#### What is asked:
Extract only the lines running from the top of the entries to the line that holds "0.6540, 0.6438, 0.7244, 0.6426, 0.6397, 0.6291, 0.6638, 0.6664]". Include that line and omit the pictures.

#### Listed entries:

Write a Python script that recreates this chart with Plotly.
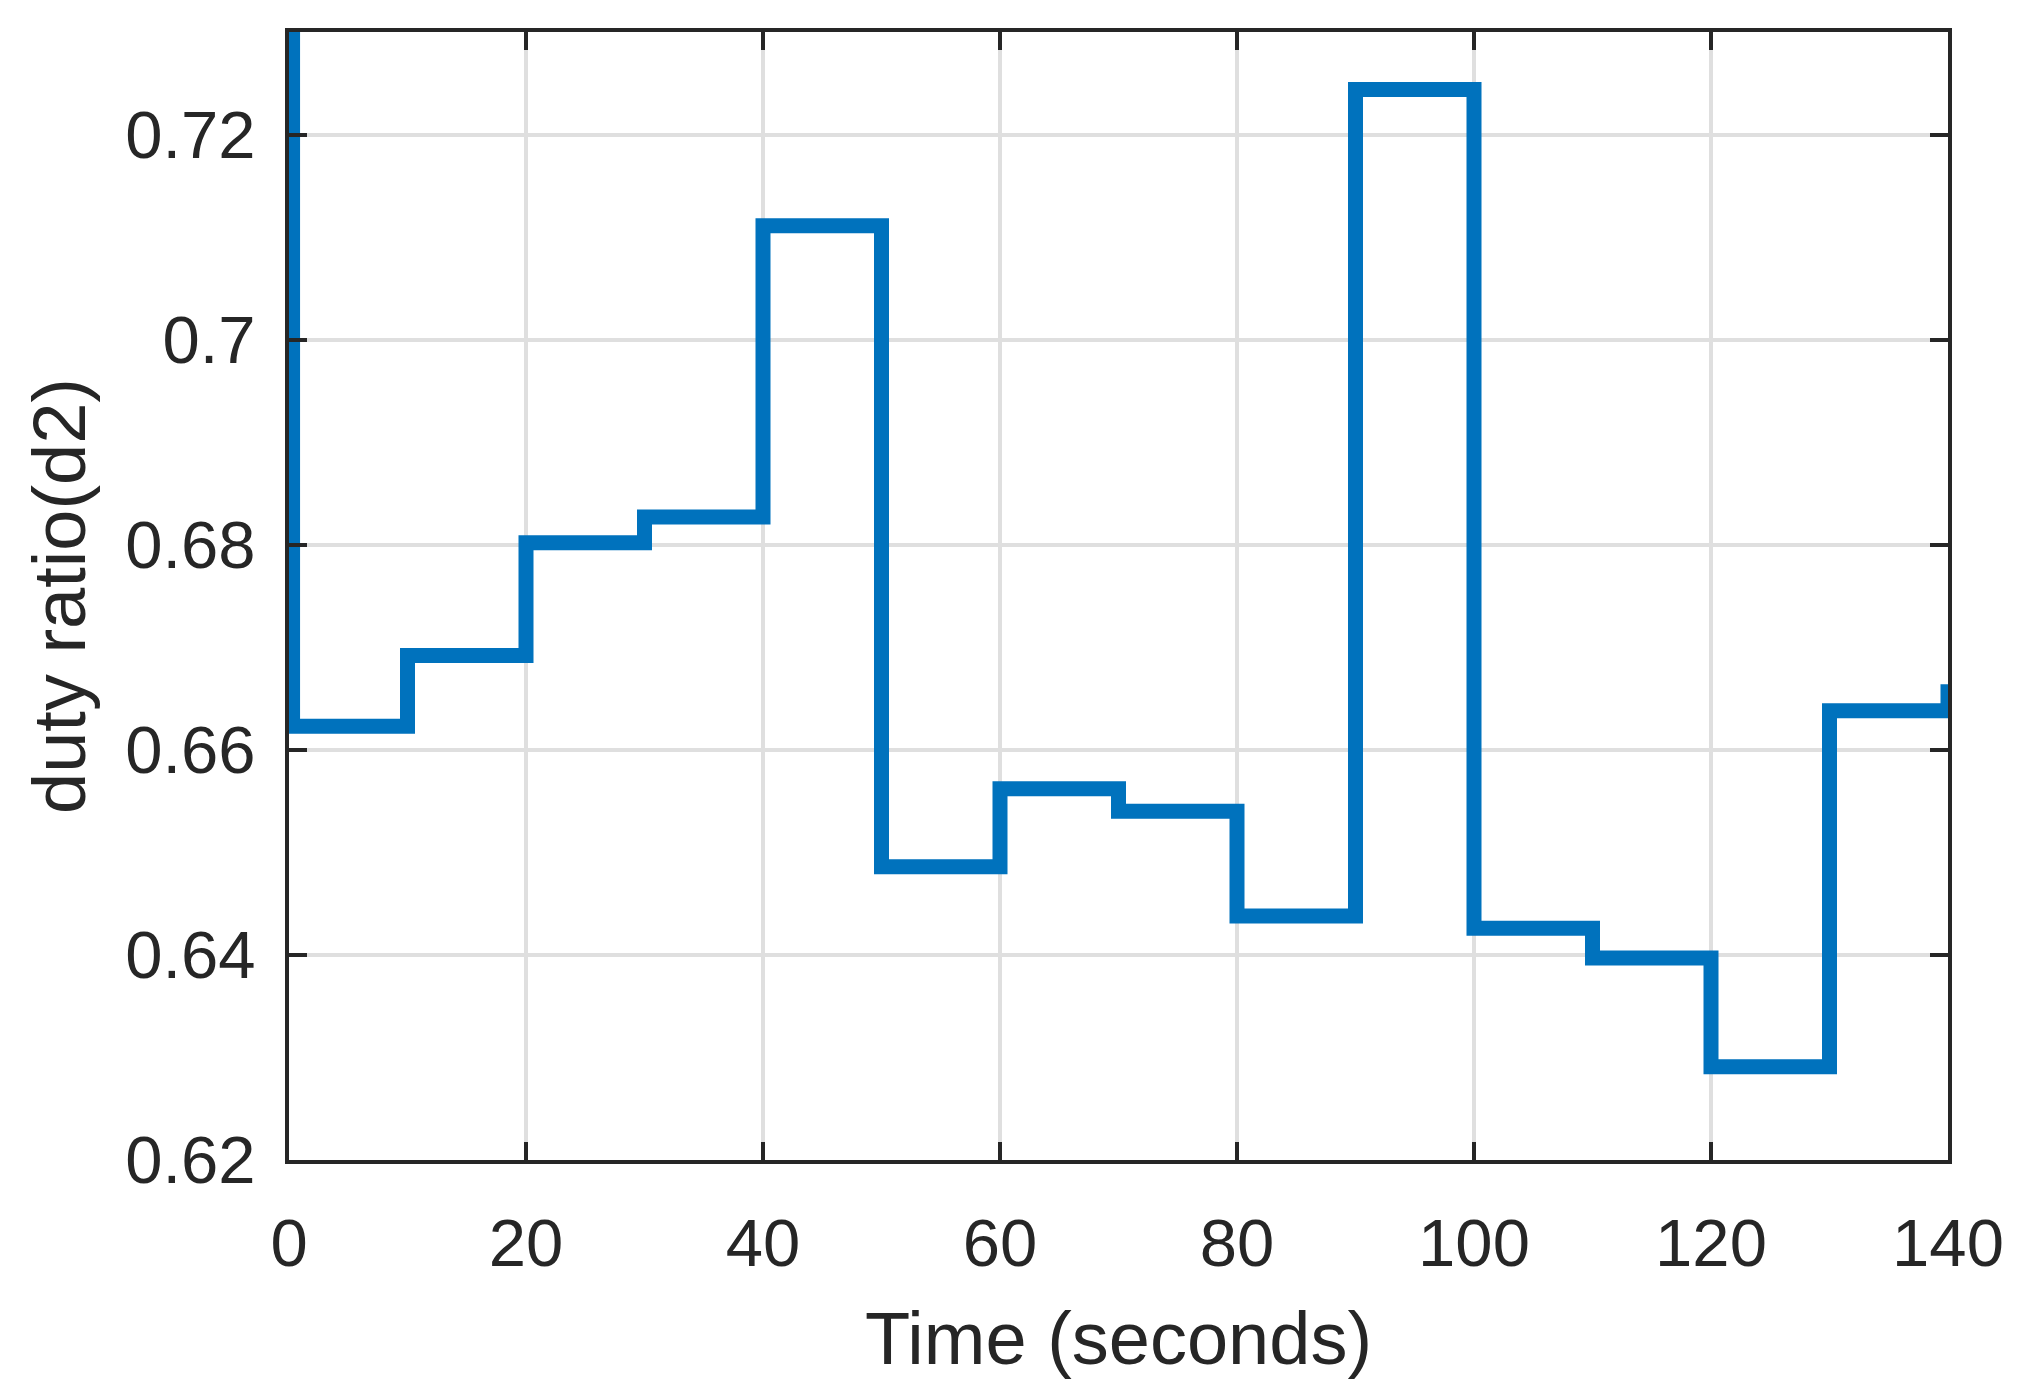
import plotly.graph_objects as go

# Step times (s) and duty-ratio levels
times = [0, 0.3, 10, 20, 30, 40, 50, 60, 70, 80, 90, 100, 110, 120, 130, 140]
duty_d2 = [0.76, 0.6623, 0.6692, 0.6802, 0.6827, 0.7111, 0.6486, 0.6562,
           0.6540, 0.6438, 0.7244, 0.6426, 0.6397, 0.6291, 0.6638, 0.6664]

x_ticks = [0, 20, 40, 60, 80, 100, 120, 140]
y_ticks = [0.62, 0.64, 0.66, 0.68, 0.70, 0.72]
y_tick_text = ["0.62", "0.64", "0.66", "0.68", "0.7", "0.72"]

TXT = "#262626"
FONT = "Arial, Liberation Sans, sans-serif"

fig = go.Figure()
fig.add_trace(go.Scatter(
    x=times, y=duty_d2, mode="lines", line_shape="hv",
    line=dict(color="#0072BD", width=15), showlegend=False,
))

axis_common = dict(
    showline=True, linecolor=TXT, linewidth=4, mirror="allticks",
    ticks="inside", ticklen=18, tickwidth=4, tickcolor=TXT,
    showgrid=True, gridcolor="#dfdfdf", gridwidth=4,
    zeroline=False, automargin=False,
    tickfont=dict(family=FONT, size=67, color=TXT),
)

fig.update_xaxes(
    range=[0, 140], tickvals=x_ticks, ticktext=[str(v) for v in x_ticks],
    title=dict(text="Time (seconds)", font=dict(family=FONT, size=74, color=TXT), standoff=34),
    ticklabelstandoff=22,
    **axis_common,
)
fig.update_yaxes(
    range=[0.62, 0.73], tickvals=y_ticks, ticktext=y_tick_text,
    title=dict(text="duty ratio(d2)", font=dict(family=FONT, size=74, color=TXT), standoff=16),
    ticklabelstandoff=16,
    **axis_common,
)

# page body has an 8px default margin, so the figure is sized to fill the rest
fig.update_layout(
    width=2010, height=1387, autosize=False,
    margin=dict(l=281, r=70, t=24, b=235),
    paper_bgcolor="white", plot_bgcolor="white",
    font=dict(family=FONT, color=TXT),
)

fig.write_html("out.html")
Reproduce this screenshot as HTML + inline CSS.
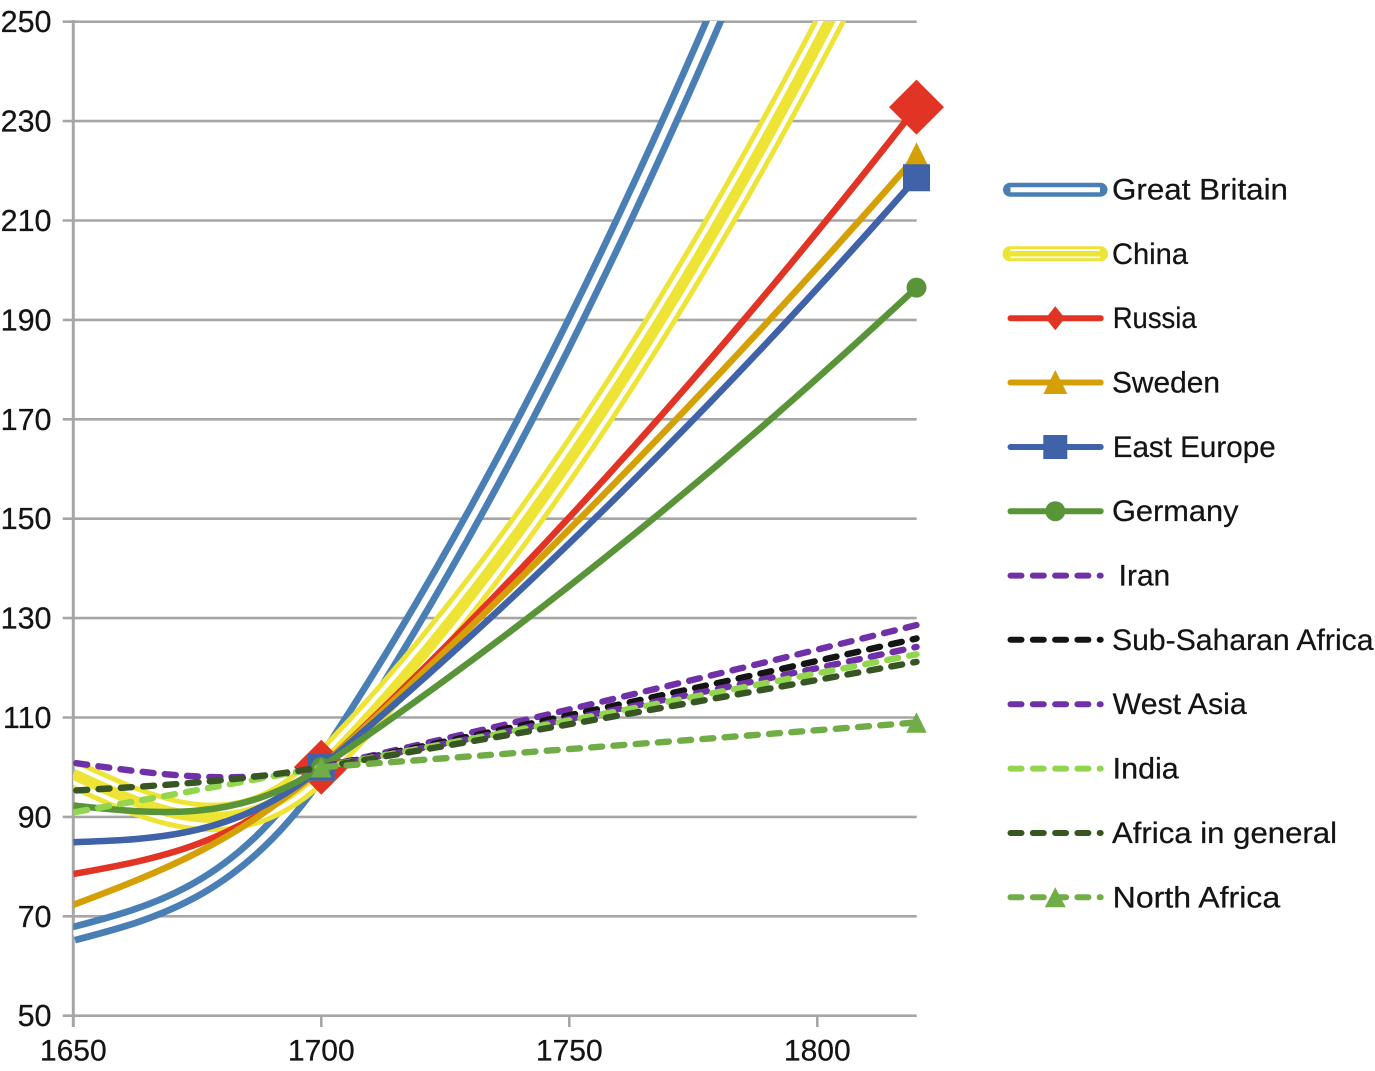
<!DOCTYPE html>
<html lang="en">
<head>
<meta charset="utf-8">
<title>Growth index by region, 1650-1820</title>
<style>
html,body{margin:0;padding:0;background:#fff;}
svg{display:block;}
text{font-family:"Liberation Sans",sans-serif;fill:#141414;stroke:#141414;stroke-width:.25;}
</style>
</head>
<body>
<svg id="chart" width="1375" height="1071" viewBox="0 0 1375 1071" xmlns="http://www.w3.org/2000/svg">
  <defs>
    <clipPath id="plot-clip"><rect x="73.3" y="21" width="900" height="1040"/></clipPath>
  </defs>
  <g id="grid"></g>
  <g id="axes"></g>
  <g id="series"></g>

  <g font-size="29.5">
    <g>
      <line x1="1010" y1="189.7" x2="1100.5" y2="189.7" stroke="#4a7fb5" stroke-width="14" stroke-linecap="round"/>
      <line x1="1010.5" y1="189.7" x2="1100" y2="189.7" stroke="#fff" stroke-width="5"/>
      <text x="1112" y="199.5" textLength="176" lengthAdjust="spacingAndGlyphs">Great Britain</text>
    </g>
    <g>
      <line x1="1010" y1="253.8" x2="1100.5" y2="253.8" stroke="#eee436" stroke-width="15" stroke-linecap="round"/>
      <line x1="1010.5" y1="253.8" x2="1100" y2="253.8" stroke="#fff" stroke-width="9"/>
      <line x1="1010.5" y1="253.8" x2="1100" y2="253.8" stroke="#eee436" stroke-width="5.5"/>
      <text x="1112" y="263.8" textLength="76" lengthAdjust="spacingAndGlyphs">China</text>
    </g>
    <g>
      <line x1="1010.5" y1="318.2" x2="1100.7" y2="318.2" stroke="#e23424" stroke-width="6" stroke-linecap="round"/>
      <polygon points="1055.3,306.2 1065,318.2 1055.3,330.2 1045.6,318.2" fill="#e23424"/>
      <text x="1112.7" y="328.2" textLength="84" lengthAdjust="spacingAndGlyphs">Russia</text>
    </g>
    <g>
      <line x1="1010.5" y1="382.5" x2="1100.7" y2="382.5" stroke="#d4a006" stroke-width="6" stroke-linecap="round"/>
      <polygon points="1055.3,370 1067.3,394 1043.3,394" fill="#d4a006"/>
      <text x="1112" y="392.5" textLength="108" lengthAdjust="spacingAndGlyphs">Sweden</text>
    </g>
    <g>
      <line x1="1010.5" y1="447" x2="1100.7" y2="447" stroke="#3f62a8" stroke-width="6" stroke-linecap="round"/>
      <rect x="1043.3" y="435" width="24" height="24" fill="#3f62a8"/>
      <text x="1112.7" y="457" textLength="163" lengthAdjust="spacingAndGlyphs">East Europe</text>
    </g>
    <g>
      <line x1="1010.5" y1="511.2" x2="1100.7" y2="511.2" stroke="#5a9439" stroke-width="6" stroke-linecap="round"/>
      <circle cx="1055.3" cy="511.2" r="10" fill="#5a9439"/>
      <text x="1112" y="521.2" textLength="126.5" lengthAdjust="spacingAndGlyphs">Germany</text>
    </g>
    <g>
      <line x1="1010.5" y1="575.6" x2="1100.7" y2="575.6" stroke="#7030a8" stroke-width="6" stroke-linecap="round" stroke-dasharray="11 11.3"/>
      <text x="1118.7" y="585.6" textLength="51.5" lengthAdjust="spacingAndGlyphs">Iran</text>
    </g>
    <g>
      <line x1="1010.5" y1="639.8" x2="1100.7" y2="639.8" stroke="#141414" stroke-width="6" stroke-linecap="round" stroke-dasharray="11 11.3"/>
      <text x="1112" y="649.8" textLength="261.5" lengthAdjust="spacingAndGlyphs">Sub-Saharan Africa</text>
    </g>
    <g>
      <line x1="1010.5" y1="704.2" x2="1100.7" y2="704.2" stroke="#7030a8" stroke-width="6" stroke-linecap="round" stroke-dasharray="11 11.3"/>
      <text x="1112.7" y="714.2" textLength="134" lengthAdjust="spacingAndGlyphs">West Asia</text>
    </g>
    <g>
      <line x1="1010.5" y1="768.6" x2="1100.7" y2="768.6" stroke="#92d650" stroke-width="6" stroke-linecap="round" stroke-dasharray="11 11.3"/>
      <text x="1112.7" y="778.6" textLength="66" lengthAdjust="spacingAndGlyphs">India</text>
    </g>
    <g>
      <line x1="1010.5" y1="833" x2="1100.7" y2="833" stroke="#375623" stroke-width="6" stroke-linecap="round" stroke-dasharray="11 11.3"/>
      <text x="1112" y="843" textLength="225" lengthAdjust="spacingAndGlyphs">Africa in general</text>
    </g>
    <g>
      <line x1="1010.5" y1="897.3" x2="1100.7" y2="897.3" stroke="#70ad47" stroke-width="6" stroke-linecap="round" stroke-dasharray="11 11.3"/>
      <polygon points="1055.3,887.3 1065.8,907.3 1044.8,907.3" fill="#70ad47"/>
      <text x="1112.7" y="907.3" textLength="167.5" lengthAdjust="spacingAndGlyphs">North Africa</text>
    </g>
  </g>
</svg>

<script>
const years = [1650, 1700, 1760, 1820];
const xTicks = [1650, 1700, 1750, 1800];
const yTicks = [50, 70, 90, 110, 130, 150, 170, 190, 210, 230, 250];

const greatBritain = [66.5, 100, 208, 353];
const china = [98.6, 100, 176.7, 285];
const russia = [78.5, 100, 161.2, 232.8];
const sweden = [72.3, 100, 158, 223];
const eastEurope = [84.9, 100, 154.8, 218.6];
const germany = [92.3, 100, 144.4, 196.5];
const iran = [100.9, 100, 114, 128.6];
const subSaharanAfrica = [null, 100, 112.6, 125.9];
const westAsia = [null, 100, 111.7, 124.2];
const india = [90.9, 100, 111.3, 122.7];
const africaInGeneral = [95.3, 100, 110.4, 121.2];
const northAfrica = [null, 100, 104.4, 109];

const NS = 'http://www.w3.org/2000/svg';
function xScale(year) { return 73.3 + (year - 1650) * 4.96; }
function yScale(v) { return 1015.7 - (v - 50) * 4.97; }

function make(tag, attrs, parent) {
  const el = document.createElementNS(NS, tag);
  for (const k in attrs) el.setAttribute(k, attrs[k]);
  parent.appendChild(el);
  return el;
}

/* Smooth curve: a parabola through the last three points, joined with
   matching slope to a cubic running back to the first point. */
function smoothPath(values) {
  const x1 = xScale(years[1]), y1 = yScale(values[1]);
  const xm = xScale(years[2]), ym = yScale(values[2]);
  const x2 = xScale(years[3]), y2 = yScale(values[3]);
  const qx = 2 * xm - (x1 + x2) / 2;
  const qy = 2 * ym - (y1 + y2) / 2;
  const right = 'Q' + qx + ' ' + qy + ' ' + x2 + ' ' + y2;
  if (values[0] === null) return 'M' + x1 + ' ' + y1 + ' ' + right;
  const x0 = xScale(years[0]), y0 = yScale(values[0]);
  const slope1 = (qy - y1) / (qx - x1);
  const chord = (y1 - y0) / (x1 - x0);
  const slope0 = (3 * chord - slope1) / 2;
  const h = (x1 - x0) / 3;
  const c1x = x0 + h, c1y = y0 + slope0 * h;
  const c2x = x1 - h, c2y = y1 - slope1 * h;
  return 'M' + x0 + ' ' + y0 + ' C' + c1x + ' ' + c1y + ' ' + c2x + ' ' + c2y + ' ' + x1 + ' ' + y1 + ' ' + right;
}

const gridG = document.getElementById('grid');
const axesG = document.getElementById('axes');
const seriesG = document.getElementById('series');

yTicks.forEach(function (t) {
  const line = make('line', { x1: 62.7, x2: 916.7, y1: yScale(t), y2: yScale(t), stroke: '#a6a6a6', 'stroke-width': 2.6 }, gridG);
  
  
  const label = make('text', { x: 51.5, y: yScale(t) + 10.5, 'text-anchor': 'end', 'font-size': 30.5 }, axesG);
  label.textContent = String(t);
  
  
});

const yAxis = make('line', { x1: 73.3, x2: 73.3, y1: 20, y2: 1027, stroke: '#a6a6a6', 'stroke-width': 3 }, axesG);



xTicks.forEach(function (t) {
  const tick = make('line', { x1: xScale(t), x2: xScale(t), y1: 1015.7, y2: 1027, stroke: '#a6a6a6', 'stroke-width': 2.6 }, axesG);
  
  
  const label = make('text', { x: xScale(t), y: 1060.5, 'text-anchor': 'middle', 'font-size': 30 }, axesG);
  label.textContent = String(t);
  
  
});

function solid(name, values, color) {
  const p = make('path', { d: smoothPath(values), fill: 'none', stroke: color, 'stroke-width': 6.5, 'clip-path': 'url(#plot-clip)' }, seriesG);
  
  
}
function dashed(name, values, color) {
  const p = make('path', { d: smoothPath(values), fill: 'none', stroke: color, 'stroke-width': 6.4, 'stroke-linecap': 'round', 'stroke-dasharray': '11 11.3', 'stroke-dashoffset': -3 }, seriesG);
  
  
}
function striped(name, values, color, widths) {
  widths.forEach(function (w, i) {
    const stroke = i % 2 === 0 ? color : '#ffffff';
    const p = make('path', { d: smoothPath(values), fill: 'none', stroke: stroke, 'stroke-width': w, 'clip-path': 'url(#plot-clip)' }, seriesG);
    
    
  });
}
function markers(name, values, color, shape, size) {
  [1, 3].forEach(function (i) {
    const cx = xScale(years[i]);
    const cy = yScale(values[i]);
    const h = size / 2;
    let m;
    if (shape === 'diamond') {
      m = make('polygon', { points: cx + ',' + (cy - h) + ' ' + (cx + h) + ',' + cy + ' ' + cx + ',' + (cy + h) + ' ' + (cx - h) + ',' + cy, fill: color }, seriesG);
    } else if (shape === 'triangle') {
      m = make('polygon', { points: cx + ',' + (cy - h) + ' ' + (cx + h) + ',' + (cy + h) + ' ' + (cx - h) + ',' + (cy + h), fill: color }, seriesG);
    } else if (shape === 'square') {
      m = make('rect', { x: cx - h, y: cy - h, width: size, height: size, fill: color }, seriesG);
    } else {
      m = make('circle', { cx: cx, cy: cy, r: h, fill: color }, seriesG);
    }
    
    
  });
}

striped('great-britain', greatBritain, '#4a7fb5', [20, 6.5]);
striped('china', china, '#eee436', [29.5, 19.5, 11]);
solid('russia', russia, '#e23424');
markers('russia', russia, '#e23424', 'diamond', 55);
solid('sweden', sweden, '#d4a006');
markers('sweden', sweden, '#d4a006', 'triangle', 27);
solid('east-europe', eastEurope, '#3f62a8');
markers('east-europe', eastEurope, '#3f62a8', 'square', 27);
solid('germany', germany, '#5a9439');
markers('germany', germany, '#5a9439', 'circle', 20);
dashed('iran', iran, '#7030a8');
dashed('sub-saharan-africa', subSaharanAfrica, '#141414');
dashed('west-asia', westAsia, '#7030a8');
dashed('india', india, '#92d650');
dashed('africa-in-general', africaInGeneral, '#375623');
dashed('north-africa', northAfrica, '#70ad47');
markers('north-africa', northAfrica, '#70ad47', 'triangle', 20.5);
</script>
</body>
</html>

#### Answer to this problem:
Write a Python script that recreates this chart with Plotly.
import plotly.graph_objects as go

# Step times (s) and duty-ratio levels
times = [0, 0.3, 10, 20, 30, 40, 50, 60, 70, 80, 90, 100, 110, 120, 130, 140]
duty_d2 = [0.76, 0.6623, 0.6692, 0.6802, 0.6827, 0.7111, 0.6486, 0.6562,
           0.6540, 0.6438, 0.7244, 0.6426, 0.6397, 0.6291, 0.6638, 0.6664]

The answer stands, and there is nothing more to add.